■ Exercise requirements
Here is the task for the listing below: output exactly the lines from the one containing "Emit a Python" through the one containing "import plotly.graph_objects as go", and leave out the pictures.

■ Provided information
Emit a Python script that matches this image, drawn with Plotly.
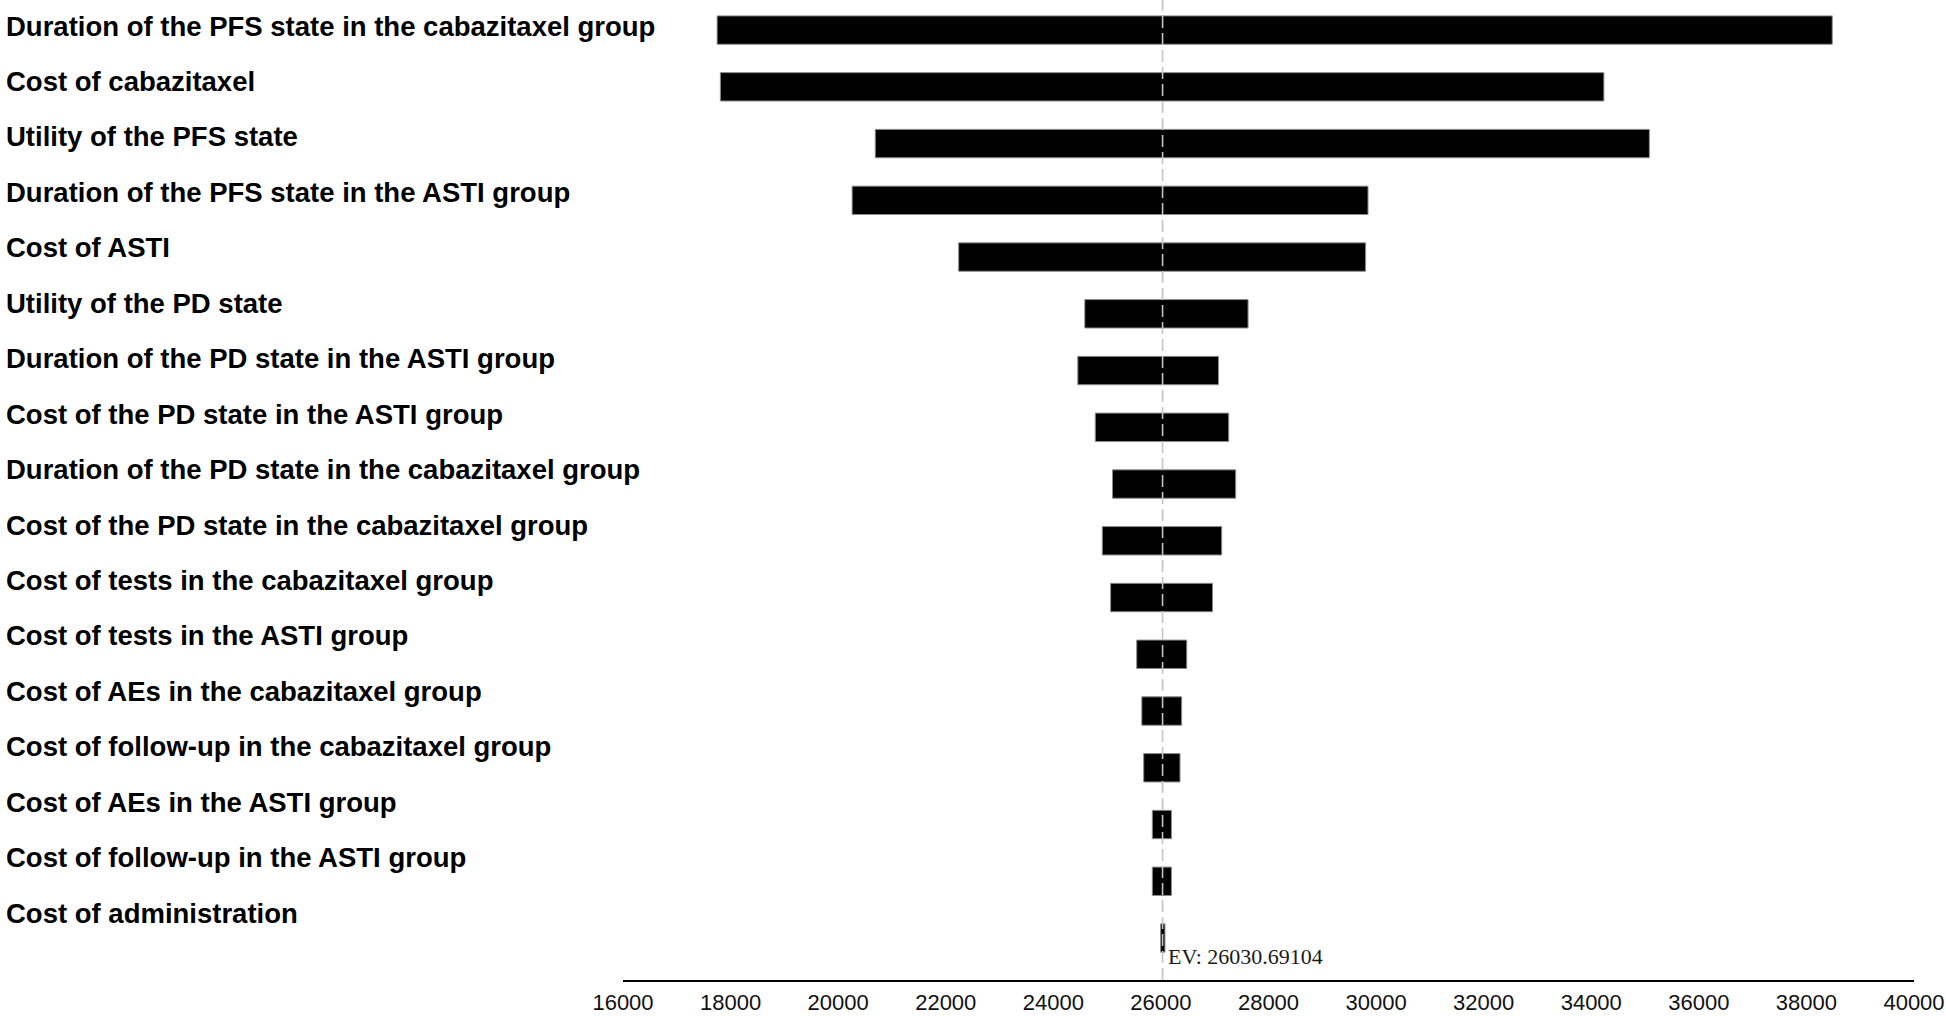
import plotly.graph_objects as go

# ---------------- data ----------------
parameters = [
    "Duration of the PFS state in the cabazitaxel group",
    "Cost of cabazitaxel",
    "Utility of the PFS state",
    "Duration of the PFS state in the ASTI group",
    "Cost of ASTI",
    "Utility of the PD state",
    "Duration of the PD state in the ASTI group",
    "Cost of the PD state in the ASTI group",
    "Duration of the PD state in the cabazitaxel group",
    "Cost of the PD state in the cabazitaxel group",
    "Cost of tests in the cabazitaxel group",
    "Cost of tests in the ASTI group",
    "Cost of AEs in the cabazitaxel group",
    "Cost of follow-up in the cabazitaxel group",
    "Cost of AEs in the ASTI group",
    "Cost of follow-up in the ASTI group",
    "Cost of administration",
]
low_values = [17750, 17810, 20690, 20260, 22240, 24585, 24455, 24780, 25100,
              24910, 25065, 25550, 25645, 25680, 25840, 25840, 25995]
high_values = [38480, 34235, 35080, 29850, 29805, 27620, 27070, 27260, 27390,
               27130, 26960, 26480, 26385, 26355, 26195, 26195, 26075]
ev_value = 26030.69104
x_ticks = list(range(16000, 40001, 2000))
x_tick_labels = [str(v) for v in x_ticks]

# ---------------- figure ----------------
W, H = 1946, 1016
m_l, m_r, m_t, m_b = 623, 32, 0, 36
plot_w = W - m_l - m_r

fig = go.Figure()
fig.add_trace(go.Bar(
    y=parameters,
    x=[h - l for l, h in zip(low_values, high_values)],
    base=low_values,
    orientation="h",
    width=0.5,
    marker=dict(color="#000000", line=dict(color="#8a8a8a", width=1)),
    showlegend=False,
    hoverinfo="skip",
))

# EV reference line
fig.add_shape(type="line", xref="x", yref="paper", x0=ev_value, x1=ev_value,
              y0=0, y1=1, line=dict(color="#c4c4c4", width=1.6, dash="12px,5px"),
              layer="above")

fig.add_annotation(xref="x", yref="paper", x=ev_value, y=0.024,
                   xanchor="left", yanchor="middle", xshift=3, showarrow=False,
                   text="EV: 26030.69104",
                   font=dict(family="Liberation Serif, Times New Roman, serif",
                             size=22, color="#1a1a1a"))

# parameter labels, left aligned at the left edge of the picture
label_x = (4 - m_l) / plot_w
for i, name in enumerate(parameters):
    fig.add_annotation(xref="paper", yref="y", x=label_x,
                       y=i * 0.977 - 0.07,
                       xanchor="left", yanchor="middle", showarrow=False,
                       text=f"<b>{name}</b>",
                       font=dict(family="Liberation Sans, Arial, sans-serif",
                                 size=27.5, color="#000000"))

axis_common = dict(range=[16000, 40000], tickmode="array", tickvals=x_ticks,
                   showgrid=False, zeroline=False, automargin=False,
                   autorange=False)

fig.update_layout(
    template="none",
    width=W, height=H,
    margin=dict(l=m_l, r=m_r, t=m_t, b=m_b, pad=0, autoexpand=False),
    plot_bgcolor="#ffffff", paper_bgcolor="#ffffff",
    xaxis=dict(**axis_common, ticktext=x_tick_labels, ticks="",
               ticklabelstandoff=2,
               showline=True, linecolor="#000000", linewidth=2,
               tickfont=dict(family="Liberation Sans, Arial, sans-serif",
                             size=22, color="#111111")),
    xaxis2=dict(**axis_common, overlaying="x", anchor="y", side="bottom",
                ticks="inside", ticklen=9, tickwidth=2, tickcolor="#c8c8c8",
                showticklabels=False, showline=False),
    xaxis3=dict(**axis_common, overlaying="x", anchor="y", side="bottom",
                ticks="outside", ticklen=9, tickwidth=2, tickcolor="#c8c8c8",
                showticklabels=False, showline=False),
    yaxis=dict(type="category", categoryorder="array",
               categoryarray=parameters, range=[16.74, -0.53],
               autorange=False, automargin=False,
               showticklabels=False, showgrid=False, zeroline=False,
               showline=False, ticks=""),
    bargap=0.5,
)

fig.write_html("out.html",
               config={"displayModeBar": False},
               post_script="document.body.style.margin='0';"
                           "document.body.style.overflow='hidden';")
--
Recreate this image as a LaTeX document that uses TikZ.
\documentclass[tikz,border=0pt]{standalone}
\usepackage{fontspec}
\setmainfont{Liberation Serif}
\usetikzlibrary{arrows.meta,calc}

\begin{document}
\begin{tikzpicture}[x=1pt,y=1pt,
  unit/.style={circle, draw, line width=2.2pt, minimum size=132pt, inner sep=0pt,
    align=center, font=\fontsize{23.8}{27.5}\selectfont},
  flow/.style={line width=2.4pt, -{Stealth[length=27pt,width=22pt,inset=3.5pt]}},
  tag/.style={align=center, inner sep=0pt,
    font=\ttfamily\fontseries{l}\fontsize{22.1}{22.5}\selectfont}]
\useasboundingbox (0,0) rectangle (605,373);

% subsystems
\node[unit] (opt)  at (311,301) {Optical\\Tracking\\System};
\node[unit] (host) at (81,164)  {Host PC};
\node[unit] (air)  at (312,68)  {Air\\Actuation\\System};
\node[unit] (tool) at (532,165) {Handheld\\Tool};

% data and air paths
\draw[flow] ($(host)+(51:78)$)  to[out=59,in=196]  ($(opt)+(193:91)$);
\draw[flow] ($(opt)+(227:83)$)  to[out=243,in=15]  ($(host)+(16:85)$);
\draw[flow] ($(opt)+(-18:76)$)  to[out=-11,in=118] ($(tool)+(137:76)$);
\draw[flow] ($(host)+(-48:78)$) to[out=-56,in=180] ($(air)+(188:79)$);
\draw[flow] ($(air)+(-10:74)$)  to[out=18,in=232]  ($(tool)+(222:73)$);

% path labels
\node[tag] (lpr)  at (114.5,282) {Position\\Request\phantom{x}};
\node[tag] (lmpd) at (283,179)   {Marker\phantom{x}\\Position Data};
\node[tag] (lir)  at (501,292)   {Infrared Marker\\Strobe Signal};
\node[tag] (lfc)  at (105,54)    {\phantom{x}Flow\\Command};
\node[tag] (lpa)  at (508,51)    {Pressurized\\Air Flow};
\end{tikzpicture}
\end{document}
---
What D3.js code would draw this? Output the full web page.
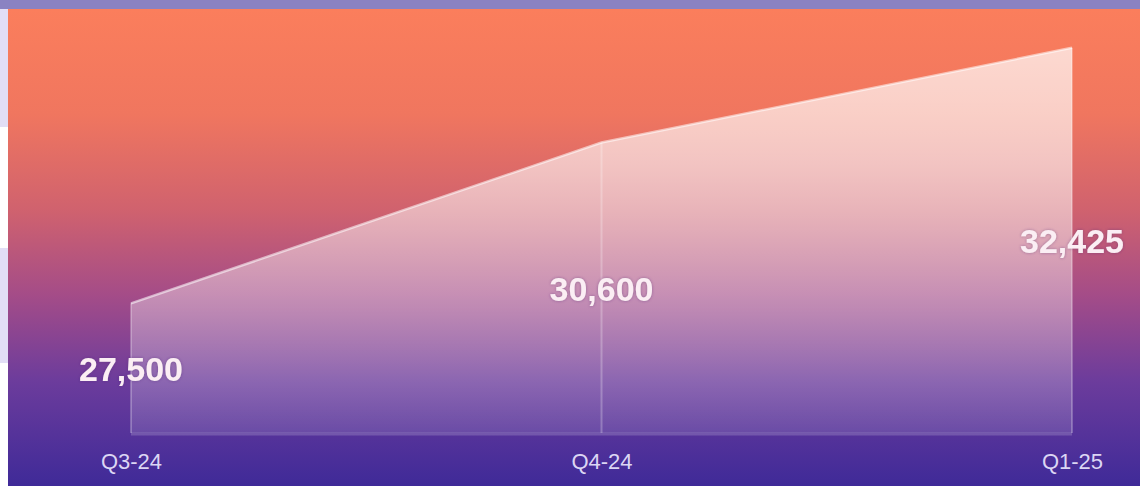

■ Result for this task
Emit a Python script that matches this image, drawn with Plotly.
import plotly.graph_objects as go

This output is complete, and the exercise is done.